Don’t Start a Nonprofit — Really, Don’t

You are passionate. You are creative and have an entrepreneurial spirit. You have an idea. You believe it’s unique and meets a community need. You decide to start a nonprofit.

You invite a couple of friends and family members to join your board and submit the Form 1023 to the IRS. After all, that’s what you are supposed to do, isn’t it?

Not necessarily.

A question we ask aspiring nonprofit founders is this — do you want to launch a program, or do you want to launch a business?

Many new nonprofits work diligently to build their programmatic offering, but often without the time and attention needed to build the business. We see new nonprofits that have program success, growing exponentially with dozens of staff members running a myriad of programs, but with little to no dedicated staff on the enterprise of the business. The executive director is expected to do it all.

Operating a nonprofit cannot just be about program development. All aspects of running a business — financial management, human resources, information technology, administration, marketing and communications, revenue growth, legal compliance, planning, security, facilities, and more — require equal, or even greater, time and attention as programming.

Nonprofit founders must also spend a considerable amount of time on board governance. Determining who sits on the board is the most important strategic decision any nonprofit founder can make, but often new nonprofits are stacked with friends and family, which can be to the organization’s detriment. Board members are usually unaware of what their roles, responsibilities, and obligations truly are, and think they are just helping their loved one follow their dream. As a result, new nonprofits often struggle.
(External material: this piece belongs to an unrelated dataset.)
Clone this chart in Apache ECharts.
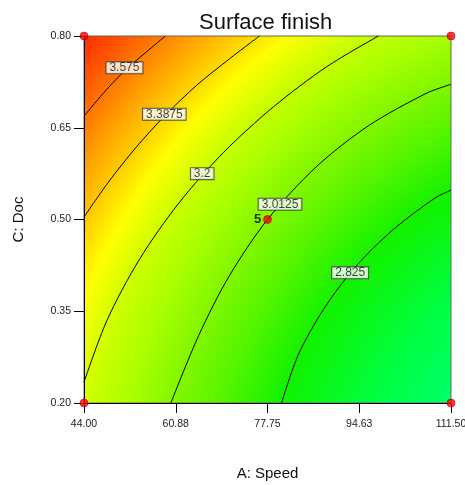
<!DOCTYPE html>
<html>
<head>
<meta charset="utf-8">
<script src="https://cdn.jsdelivr.net/npm/echarts@6/dist/echarts.min.js"></script>
<style>
html,body{margin:0;padding:0;background:#fff;}
#chart{width:465px;height:485px;}
</style>
</head>
<body>
<div id="chart"></div>
<script>
// ---- data ----
const xTickValues = [44, 60.875, 77.75, 94.625, 111.5];
const xTickLabels = ['44.00', '60.88', '77.75', '94.63', '111.50'];
const yTickValues = [0.2, 0.35, 0.5, 0.65, 0.8];
const yTickLabels = ['0.20', '0.35', '0.50', '0.65', '0.80'];

const contourLevels = ['3.575', '3.3875', '3.2', '3.0125', '2.825'];

const contour3575 = [[44.00, 0.669], [47.52, 0.706], [51.44, 0.743], [55.35, 0.773], [58.96, 0.800]];
const contour33875 = [[44.00, 0.504], [48.48, 0.561], [53.49, 0.617], [58.90, 0.670], [64.67, 0.719], [70.80, 0.763], [76.28, 0.800]];
const contour32 = [[44.00, 0.234], [48.22, 0.335], [54.21, 0.435], [61.46, 0.527], [69.70, 0.610], [78.82, 0.684], [88.67, 0.750], [98.16, 0.800]];
const contour30125 = [[59.97, 0.200], [65.08, 0.310], [70.60, 0.406], [77.75, 0.500], [86.70, 0.586], [96.28, 0.653], [106.89, 0.706], [111.50, 0.721]];
const contour2825 = [[80.33, 0.200], [83.42, 0.279], [88.12, 0.354], [93.96, 0.423], [100.81, 0.483], [108.55, 0.535], [111.50, 0.548]];

const labelX = [51.44, 58.77, 65.74, 80.05, 92.95];
const labelY = [0.748, 0.672, 0.575, 0.525, 0.413];

const designX = [44, 44, 111.5, 111.5, 77.75];
const designY = [0.2, 0.8, 0.2, 0.8, 0.5];
const designText = ['', '', '', '', '5'];

// ---- chart ----
const FONT = "'Liberation Sans', Arial, sans-serif";
const chart = echarts.init(document.getElementById('chart'), null, {renderer: 'canvas'});

const contours = [contour3575, contour33875, contour32, contour30125, contour2825];

const bg = new echarts.graphic.RadialGradient(1.53, 1.333, 2.183, [
  {offset: 0.00, color: '#00ffa0'},
  {offset: 0.287, color: '#00ff6a'},
  {offset: 0.375, color: '#00ff40'},
  {offset: 0.48, color: '#12f200'},
  {offset: 0.55, color: '#55f500'},
  {offset: 0.61, color: '#84f700'},
  {offset: 0.66, color: '#a8ff00'},
  {offset: 0.709, color: '#ccff00'},
  {offset: 0.755, color: '#ffff00'},
  {offset: 0.79, color: '#ffd000'},
  {offset: 0.83, color: '#ffa000'},
  {offset: 0.8625, color: '#ff7800'},
  {offset: 0.93, color: '#ff2800'},
  {offset: 1.0, color: '#ff0000'}
]);

const series = contours.map((pts, i) => ({
  type: 'line',
  name: contourLevels[i],
  data: pts,
  smooth: 0.3,
  symbol: 'none',
  lineStyle: {color: '#000', width: 1},
  silent: true,
  z: 3
}));

series.push({
  type: 'scatter',
  data: labelX.map((x, i) => [x, labelY[i], contourLevels[i]]),
  symbolSize: 0,
  silent: true,
  z: 5,
  label: {
    show: true,
    position: 'inside',
    formatter: p => p.value[2],
    color: '#111',
    fontFamily: FONT,
    fontSize: 12,
    lineHeight: 11,
    backgroundColor: '#fff',
    borderColor: '#333',
    borderWidth: 1,
    padding: [0, 3, 0, 3]
  }
});

series.push({
  type: 'scatter',
  data: designX.map((x, i) => [x, designY[i], designText[i]]),
  symbol: 'circle',
  symbolSize: 8,
  clip: false,
  z: 6,
  itemStyle: {color: '#ff0000', borderColor: '#700', borderWidth: 0.6},
  label: {
    show: true,
    position: 'left',
    distance: 2,
    formatter: p => p.value[2],
    color: '#000',
    fontFamily: FONT,
    fontWeight: 'bold',
    fontSize: 13
  }
});

chart.setOption({
  animation: false,
  backgroundColor: '#fff',
  title: {
    text: 'Surface finish',
    left: 194,
    top: 7,
    textStyle: {fontFamily: FONT, fontSize: 22, fontWeight: 'normal', color: '#111'}
  },
  grid: {
    left: 84, right: 14, top: 36, bottom: 82,
    show: true,
    backgroundColor: bg,
    borderColor: '#666',
    borderWidth: 1,
    containLabel: false,
    outerBoundsMode: 'none'
  },
  xAxis: {
    type: 'value',
    min: 44, max: 111.5,
    name: 'A: Speed',
    nameLocation: 'middle',
    nameGap: 63,
    nameTextStyle: {fontFamily: FONT, fontSize: 15, color: '#111'},
    axisLine: {show: true, lineStyle: {color: '#000', width: 1}},
    axisTick: {show: true, length: 10, customValues: xTickValues, lineStyle: {color: '#000'}},
    axisLabel: {
      customValues: xTickValues,
      margin: 16,
      fontFamily: FONT, fontSize: 10.5, color: '#222',
      formatter: v => xTickLabels[xTickValues.findIndex(t => Math.abs(t - v) < 1e-6)] || ''
    },
    splitLine: {show: false}
  },
  yAxis: {
    type: 'value',
    min: 0.2, max: 0.8,
    name: 'C: Doc',
    nameLocation: 'middle',
    nameGap: 58,
    nameTextStyle: {fontFamily: FONT, fontSize: 15, color: '#111'},
    axisLine: {show: true, lineStyle: {color: '#000', width: 1}},
    axisTick: {show: true, length: 10, customValues: yTickValues, lineStyle: {color: '#000'}},
    axisLabel: {
      customValues: yTickValues,
      margin: 13,
      fontFamily: FONT, fontSize: 10.5, color: '#222',
      formatter: v => yTickLabels[yTickValues.findIndex(t => Math.abs(t - v) < 1e-6)] || ''
    },
    splitLine: {show: false}
  },
  series: series
});
</script>
</body>
</html>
We hear new nonprofits refer to their board as a “working board” or that they are not a “fundraising board.” It is true that a founding board will provide more hands-on support of operations in order to launch since new nonprofits are typically not fully staffed. However, all nonprofit boards are governing boards, and part of their responsibility is to ensure adequate financial resources. It is a major mistake to tell your founding board that they do not have to fundraise or support the organization with personal contributions. Why would an outside entity make a gift if those closest to the mission are not willing to support it?

We also ask aspiring nonprofit founders if starting a new nonprofit would address an unmet need. According to the Independent Sector, the state of Ohio has 59,897 nonprofits — that’s a lot of competition. While nonprofit founders often believe their mission is unique, odds are that another nonprofit is doing or trying to do the same thing.

With all of this in mind, you may still decide to start a nonprofit. We encourage you to consider these additional points.

1.    You don’t own the nonprofit. It belongs to the community and is governed by a board. You don’t have the same autonomy and agency as the founder of a for-profit business.

2.     There is no guarantee of funding. Yes, you can try to “write some grants,” but funders often want to see a track record of successful outcomes – proof of concept – before writing a check.

3.    The majority of philanthropy in this country is from individual giving, not institutional giving. Building your board and working in constructive partnership with them to develop a base of support is paramount.

4.    You have the option of working with a fiscal agent rather than applying to the IRS at the outset. By working with an already established nonprofit, you can run your program and accept donations. You can see if your idea gains traction and meets a community need. All your energy can then be on proof of concept rather than on the infrastructure needed for a business enterprise.

5.    Determine how you will measure impact. It’s not enough to say your new idea has merit — you have to demonstrate it. Determining your outcomes and collecting data is essential because good intent is not enough. Donors, partners, stakeholders, and all the audiences connected to your work need to know what is being achieved.

So again, do you want to launch a program or launch a business?